Looks just like the Arizona that I've seen.  A few years back I made a bunch of trips to Phoenix for business, in the off times I did some local driving around in the country surrounding the city.


----------



## tjcruiser (Jan 10, 2010)

Nice country. My wife and I did a vaca in Arizona some years back (pre kids). We really enjoyed the beauty of the red rocks region near Sedona. Breathtaking scenery.

TJ


----------



## gunrunnerjohn (Nov 10, 2010)

I did a day trip to the Valley of Fire on the way to Hoover Dam when I was out in LV a couple of years ago, pretty neat. The dam was impressive too, but that's the trip we lost the digital camera we brought, so we also lost all the photos!


----------



## concretepumper (Jan 2, 2011)

Yea the Dam is impressive! Have you guys seen the new Bridge there? 900 feet above the river. I haven't been there since it was finished but I plan on going to see it. Its awesome! 

If you haven't seen it google search Hoover Dam Bypass.


----------



## gunrunnerjohn (Nov 10, 2010)

I've seen pictures, when I was out there they were just working on the first sections. It'll sure relieve the pressure on that dinky 2-lane road over the bridge! I couldn't believe they had to stop every time someone wanted to cross the road, which was a lot! The cars were backed up all the way up the mountain.


----------



## tjcruiser (Jan 10, 2010)

It's impressive how they built that bridge ... attacked the job from two sides, and met in the middle. Somewhere (???) I saw a neat time-lapse video of the bridge being built. Very fun to watch years of work condensed to just a few minutes!
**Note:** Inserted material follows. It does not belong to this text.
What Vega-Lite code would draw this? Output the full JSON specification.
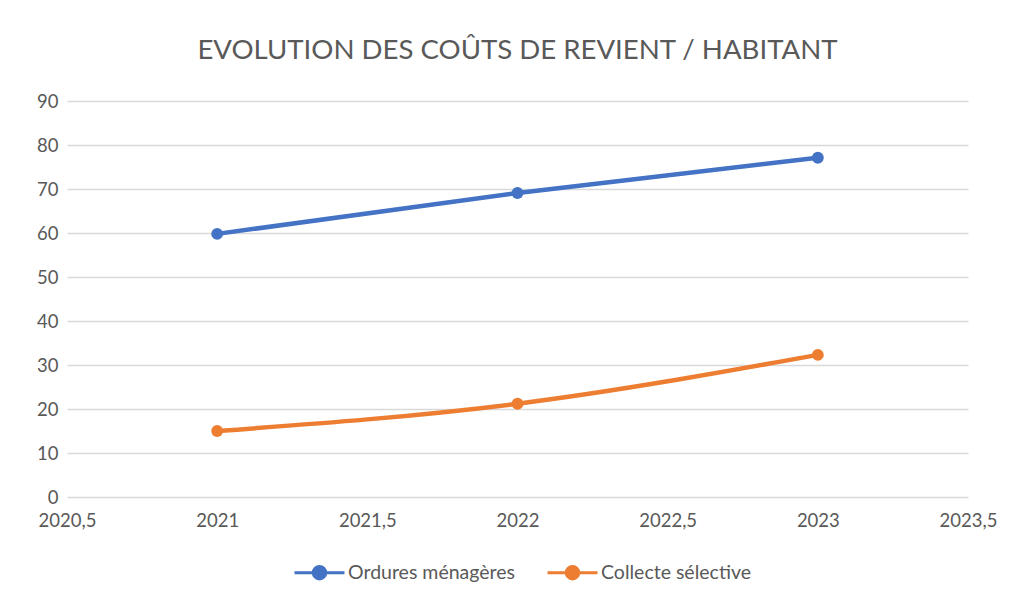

Last time I was there, there was no new bridge, though. I remember the _slow_ drive across the dam. Dam traffic! (<=== How's that for a good pun!?!?)


----------



## Xnats (Dec 5, 2010)

Pretty cool pics CP :thumbsup: I see those hills, just waiting for me to find that gold in them :laugh: My wife and I almost moved out there 7 years ago 
We just got married, I sold my house, rental was paid for first month and we found out she was pregnant a week before the big move, so we stayed here hwell:
TJ, I'll agree about the time lap vids, we just did one from the last project we did.


----------



## concretepumper (Jan 2, 2011)

All pumped Concrete! Sweet Bridge! 

http://youtu.be/fu4_gY5TFOY


----------



## flyvemaskin (Nov 19, 2011)

Some of us who live out here love it, it's not all desert, I grew up in the high country amongst the pine trees, used to take pics of the old Apache RR from the logs down to the AT&SF RR in Holbrook, AZ. Still have my home in the pines where I'm headed in January to retire there. Desert is too hot in summer.


----------



## deserteel (Nov 26, 2011)

i travel between tucson & phx several times a week. the railroads are trying to set up a new rail yard in the area.


----------



## flyvemaskin (Nov 19, 2011)

*deserteel*

Where is this place that they are setting up a new yard? might be fun to see.
There is a place on Baseline over east, can't remember the cross street, but they do some switching right by Baseline, and there is usually a geep or two sitting there. I need to go over and take a few pics. It's right where the RR tracks cross over Baseline. The geeps are painted in a dozen different colors, lots of grafiti on them. They were SP units to begin with, now UP, but with a combination of paint colors on em.


----------



## deserteel (Nov 26, 2011)

Very close to redrock, up has to deal with the locals & feds


----------



## flyvemaskin (Nov 19, 2011)

*deserteel*

Thanks for the information guy.


----------